Subpoenas for civil discovery are issued under Rule 45 of the Federal Rules of Civil Procedure, where the issuing party must give notice to all other parties and disclose the evidence obtained pursuant to that subpoena. While it is improper per se for the government to use grand jury subpoenas to collect evidence for use in civil cases, it does not stop overzealous prosecutors from doing so in difficult civil cases. Where the government cannot proceed by secret grand jury subpoena because of jurisdictional limitations, it can engage in equally improper conduct overseas through the use of criminal Mutual Legal Assistance Treaties between the US and foreign nations. The use of MLAT requests for assistance in criminal matters to gather evidence for a civil case is presumptively improper, as these treaties apply explicitly to criminal matters. Federal prosecutors and investigators may also travel to foreign jurisdictions while representing to foreign law enforcement officials that they are engaged in a criminal investigation to further collect evidence. In reliance on the law enforcement privilege, the government has asserted it can disclose only what it deems helpful to its civil case and withhold exculpatory information.

A foreign defendant may further be prejudiced by the denial of a visa to enter the country.
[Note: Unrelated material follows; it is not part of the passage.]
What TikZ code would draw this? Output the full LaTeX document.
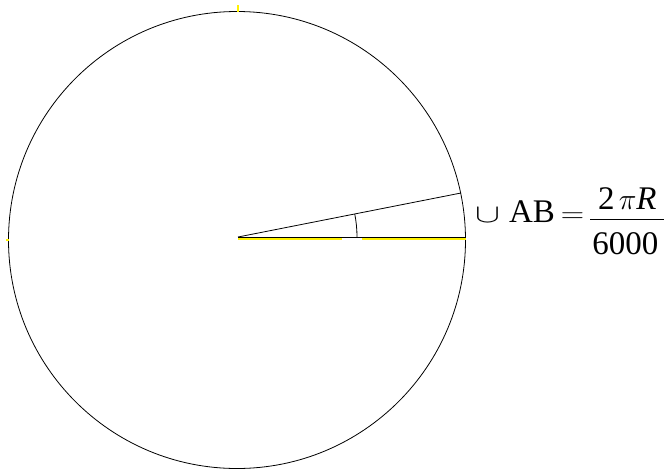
\documentclass[tikz,border=0pt]{standalone}
\usepackage{amsmath}
\usepackage{fontspec}
\setmainfont{Liberation Serif}
\begin{document}
\begin{tikzpicture}[
  x=1pt, y=-1pt,
  rim/.style={draw=black, line width=0.8pt},
  ray/.style={draw=black, line width=0.8pt},
  hue/.style={draw=yellow, line width=1.4pt},
  lbl/.style={anchor=base west, inner sep=0pt, font=\fontsize{33}{39}\selectfont}
]
  \useasboundingbox (0,0) rectangle (669,469);
  % circle of radius R
  \coordinate (C) at (237,240);
  \coordinate (O) at (238,237);
  \coordinate (A) at (461,193);
  \coordinate (B) at (465.5,237);
  \draw[rim] (C) circle[radius=228.5];
  \draw[hue] (238,5) -- (238,12);
  \draw[hue] (6,240) -- (9,240);

  % radii and the angle
  \draw[hue] (238,239) -- (342,239);
  \draw[hue] (362,239) -- (466,239);
  \draw[ray] (O) -- (B);
  \draw[ray] (O) -- (A);
  \draw[ray] (O) ++(119,0) arc[start angle=0, end angle=-11.2, radius=119];

  \node[lbl] (arcAB) at (475,222) {\scalebox{1.5}[1.05]{$\cup$}\hspace{9pt}AB\hspace{6pt}\scalebox{1.3}[1.1]{$=$}\hspace{5pt}\raisebox{-4pt}{$\dfrac{\text{2}\,\scalebox{1.2}{$\pi$}\textit{R}}{\rule{0pt}{31pt}\hspace{2pt}\text{6000}\hspace{6pt}}$}};
\end{tikzpicture}
\end{document}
This hinders the defendant’s ability to work with counsel in the US to prepare the case for trial and appear in court. Negotiations should occur early on to determine what the prosecutors will do to remove this barrier. The government can parole foreign defendants into the country. A sympathetic judge may require written assurance from the DOJ that it is not aware of any criminal investigations that may result in the defendant’s arrest once they enter the country under parole.

The government’s interest in fighting foreign corruption must be balanced against the right of foreign defendants to not have their reputations destroyed and property taken without due process. The US courts’ reputation for fairness extends to foreign citizens regardless of how many salacious facts federal prosecutors can fit into a complaint. But the inherent conflict of interest in the forfeiture laws and the growing number of abuses reported about prosecutors can make these cases look more like a DOJ money grab than legitimate public policy protections for the US economy.